Find the real numbers given their product

Question

We have four real numbers $a,b,c,d$ and their six products should satisfy $\{ab,ac,ad,bc,bd,cd\}=\{2,2.4,3,4,5,6\}$. How do we find them?

The sequence of products is not necessarily in order. For example we don't know if $ab=2$ or $ac=2.4$.

Answer 1

$a= \sqrt{1.2}$, $b= \sqrt{10/3}$, $c=\sqrt{4.8}$, $d=\sqrt{30/4}$

I take the sequence as $\{ab,ac,ad,bc,bd,cd\}$. By the way, if the sequence changes then it would vary the values over $\{a,b,c,d\}$. But the four values will always be the same.

Answer 2

$\{a,b,c,d\}=\{\sqrt{3.6},\frac{4}{\sqrt{10}},\frac{\sqrt{10}}{2},\sqrt{10}\}$

Note that $abcd=12$, so we can first assume that ($ab=2.4$ and $cd=5$), and without loss of generality assume that ($ac=3$ and $cd=4$). Now the only thing we need to check if ($ad=2$, $cb=6$) or ($bc=2$,$ad=6$). I have checked the case when ($bc=2$,$ad=6$).
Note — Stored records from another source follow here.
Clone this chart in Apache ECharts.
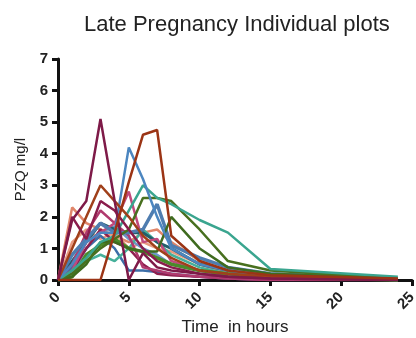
<!DOCTYPE html>
<html>
<head>
<meta charset="utf-8">
<script src="https://cdn.jsdelivr.net/npm/echarts@6/dist/echarts.min.js"></script>
<style>
  html, body { margin: 0; padding: 0; background: #fff; }
  #chart { width: 416px; height: 338px; }
</style>
</head>
<body>
<div id="chart"></div>
<script>
// sampling times (hours)
const times = [0, 1, 2, 3, 4, 5, 6, 7, 8, 10, 12, 15, 24]

// individual PZQ concentrations (mg/l)
const maroonA = [0, 1.9, 2.5, 5.1, 2.5, 0, 0.85, 0.4, 0.3, 0.2, 0.1, 0.05, 0]
const maroonB = [0, 2.0, 1.3, 2.5, 2.2, 1.6, 1.0, 0.6, 0.4, 0.2, 0.1, 0.05, 0]
const maroonC = [0, 0.3, 1.0, 1.6, 1.2, 1.0, 0.5, 0.2, 0.15, 0.1, 0.05, 0, 0]
const pinkA = [0, 0.3, 1.2, 1.5, 1.8, 2.8, 1.2, 1.3, 0.6, 0.3, 0.15, 0.05, 0]
const pinkB = [0, 0.5, 1.5, 2.2, 1.8, 1.4, 0.4, 0.3, 0.2, 0.1, 0.05, 0, 0]
const brownA = [0, 0, 0, 0, 1.5, 3.1, 4.6, 4.75, 1.4, 0.6, 0.3, 0.15, 0.05]
const brownB = [0, 1.0, 2.0, 3.0, 2.5, 2.0, 1.4, 1.0, 0.7, 0.3, 0.2, 0.1, 0]
const blueA = [0, 0.5, 1.2, 1.5, 1.5, 4.2, 3.2, 2.0, 1.0, 0.5, 0.3, 0.1, 0]
const blueB = [0, 0.8, 1.3, 1.8, 1.5, 1.5, 1.6, 2.4, 1.1, 0.7, 0.4, 0.2, 0.05]
const blueC = [0, 0.4, 1.0, 1.4, 1.0, 0.3, 0.3, 0.25, 0.2, 0.1, 0.05, 0, 0]
const blueD = [0, 0.2, 1.0, 1.5, 1.7, 1.3, 1.0, 0.8, 0.5, 0.3, 0.2, 0.1, 0]
const tealA = [0, 0.3, 0.7, 1.2, 1.4, 2.2, 3.0, 2.6, 2.4, 1.9, 1.5, 0.35, 0.1]
const tealB = [0, 0.2, 0.6, 0.8, 0.6, 1.0, 1.6, 1.2, 0.8, 0.4, 0.2, 0.1, 0]
const darkTeal = [0, 0.6, 1.2, 1.8, 1.6, 1.5, 1.5, 1.2, 1.0, 0.5, 0.3, 0.1, 0]
const greenA = [0, 0.2, 0.6, 1.0, 1.3, 1.6, 2.6, 2.6, 2.5, 1.6, 0.6, 0.3, 0.05]
const greenB = [0, 0.1, 0.5, 1.2, 1.2, 1.0, 0.9, 0.9, 2.0, 1.0, 0.4, 0.2, 0.05]
const greenC = [0, 0.1, 0.8, 1.1, 1.3, 1.0, 0.9, 0.7, 0.5, 0.3, 0.2, 0.1, 0]
const salmonA = [0, 2.3, 1.8, 1.6, 1.4, 1.2, 1.5, 1.6, 1.2, 0.6, 0.3, 0.1, 0]
const salmonB = [0, 1.2, 1.6, 1.3, 1.5, 1.0, 1.2, 1.0, 0.9, 0.5, 0.2, 0.1, 0]

const yTicks = [0, 1, 2, 3, 4, 5, 6, 7]
const xTicks = [0, 5, 10, 15, 20, 25]

const subjects = [
  { values: salmonA, color: '#e0866a', width: 2.5 },
  { values: salmonB, color: '#e89a80', width: 2.5 },
  { values: blueD, color: '#6b96c8', width: 2.5 },
  { values: blueC, color: '#3d6ea8', width: 2.5 },
  { values: tealB, color: '#45b09a', width: 2.5 },
  { values: darkTeal, color: '#235f6c', width: 3 },
  { values: maroonC, color: '#8e1f4e', width: 2.5 },
  { values: pinkB, color: '#b03a6e', width: 2.5 },
  { values: pinkA, color: '#c2497c', width: 2.5 },
  { values: blueB, color: '#4f7db0', width: 3.5 },
  { values: greenC, color: '#4b8a2a', width: 3.5 },
  { values: greenB, color: '#3f6b1f', width: 2.5 },
  { values: greenA, color: '#48701f', width: 2.5 },
  { values: tealA, color: '#3aa58f', width: 2.5 },
  { values: blueA, color: '#4c86c0', width: 2.5 },
  { values: brownB, color: '#a0401a', width: 2.5 },
  { values: maroonB, color: '#8a1d4c', width: 2.5 },
  { values: maroonA, color: '#7e1a48', width: 2.5 },
  { values: brownA, color: '#9b3415', width: 2.5 },
]

const chart = echarts.init(document.getElementById('chart'))
chart.setOption({
  animation: false,
  title: {
    text: 'Late Pregnancy Individual plots',
    left: 79,
    top: 9,
    textStyle: { fontFamily: 'Liberation Sans', fontSize: 22, fontWeight: 'normal', color: '#222' },
  },
  grid: { left: 58, right: 4, top: 59, bottom: 58, outerBoundsMode: 'none' },
  xAxis: {
    type: 'value',
    min: xTicks[0],
    max: xTicks[xTicks.length - 1],
    interval: 5,
    name: 'Time  in hours',
    nameLocation: 'middle',
    nameGap: 39,
    nameTextStyle: { fontFamily: 'Liberation Sans', fontSize: 17, color: '#222' },
    splitLine: { show: false },
    axisLine: { lineStyle: { color: '#111', width: 3 } },
    axisTick: { show: true, length: 6, lineStyle: { color: '#111', width: 3 } },
    axisLabel: {
      rotate: 45, margin: 15,
      fontFamily: 'Liberation Sans', fontSize: 15, fontWeight: 'bold', color: '#222',
    },
  },
  yAxis: {
    type: 'value',
    min: yTicks[0],
    max: yTicks[yTicks.length - 1],
    interval: 1,
    name: 'PZQ mg/l',
    nameLocation: 'middle',
    nameRotate: 90,
    nameGap: 28,
    nameTextStyle: { fontFamily: 'Liberation Sans', fontSize: 15, color: '#222' },
    splitLine: { show: false },
    axisLine: { show: true, lineStyle: { color: '#111', width: 3 } },
    axisTick: { show: true, length: 6, lineStyle: { color: '#111', width: 3 } },
    axisLabel: { margin: 10, fontFamily: 'Liberation Sans', fontSize: 15, fontWeight: 'bold', color: '#222' },
  },
  series: subjects.map((s) => ({
    type: 'line',
    symbol: 'none',
    data: times.map((t, i) => [t, s.values[i]]),
    lineStyle: { color: s.color, width: s.width },
    itemStyle: { color: s.color },
  })),
})
</script>
</body>
</html>
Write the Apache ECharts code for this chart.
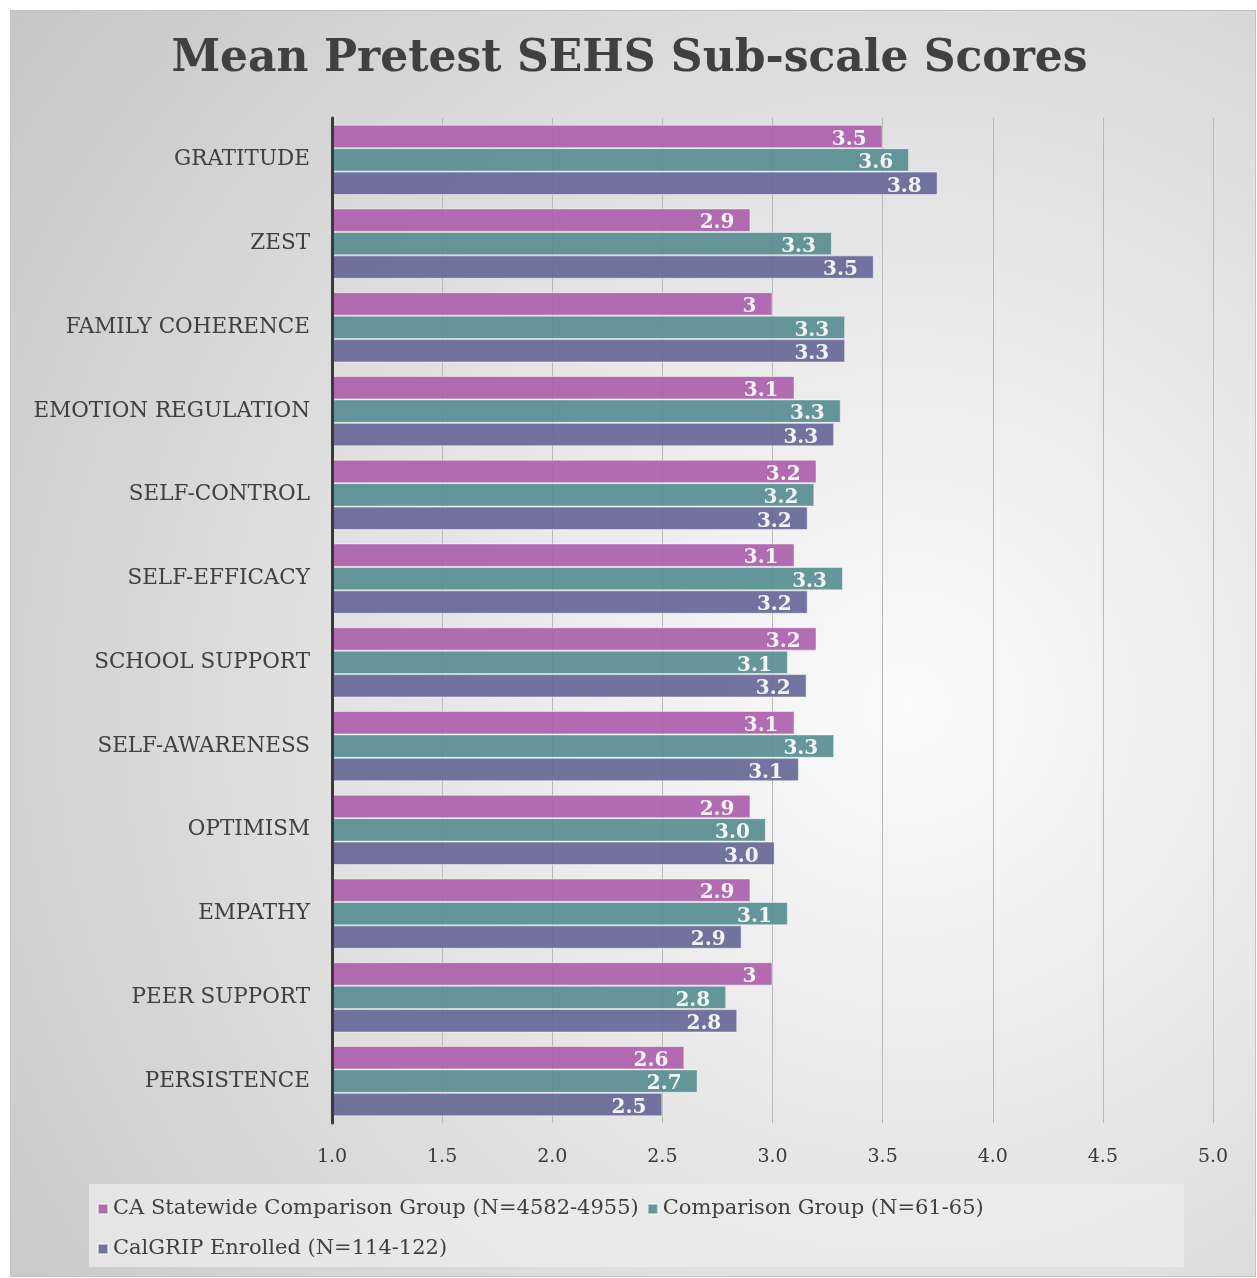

Now from $ab=2.4$, $ac=3$, $bc=2$ we get $a=\sqrt{3.6}$, $b=\frac{4}{\sqrt{10}}$, $c=\frac{\sqrt{10}}{2}$. And likely $d=\sqrt{10}$ satisfies all other 3 products.

Answer 3

Up to symmetries there are two solutions.

Inspection of the data shows that the four numbers $a$, $b$, $c$, $d$ are different, and they all have the same sign. Furthermore, when $(a,b,c,d)$ is a solution, then $(-a,-b,-c,-d)$ is a solution as well. We therefore will look for solutions satisfying $$0<a<b<c<d\ .$$ This condition implies $$ab<ac<\{bc, ad\}<bd<cd\ ,$$ so that $$ab=2,\quad ac=2.4,\quad\{bc, ad\}=\{3,4\},\quad bd=5,\quad cd=6\ .\tag{1}$$

When we try $bc=3$ then $(1)$ gives $$a^2={ab\cdot ac\over bc}=1.6,\qquad d^2={bd\cdot cd\over bc}=10\ ,$$ so that $a={2\sqrt{10}\over5}$, $\>d=\sqrt{10}$. From $(1)$ we then obtain $$(a,b,c,d)=\left({2\sqrt{10}\over5}, \>{\sqrt{10}\over2}, \>{3\sqrt{10}\over5}, \>\sqrt{10}\right)=(1.26, 1.58, 1.90, 3.16)\ .$$ It is easy to check that this quadruple fulfills all constraints.

When we try $bc=4$ in $(1)$ then we obtain $$a^2={ab\cdot ac\over bc}=1.2,\qquad d^2={bd\cdot cd\over bc}=7.5\ ,$$ so that $a={\sqrt{30}\over5}$, $\>d={\sqrt{30}\over2}$. From $(1)$ we then obtain $$(a,b,c,d)=\biggl({\sqrt{30}\over5}, \>{\sqrt{30}\over3}, \>{2\sqrt{30}\over5}, \>{\sqrt{30}\over2}\biggr)=(1.10, 1.83, 2.19, 2.74)\ .$$ It is easy to check that this is a second solution.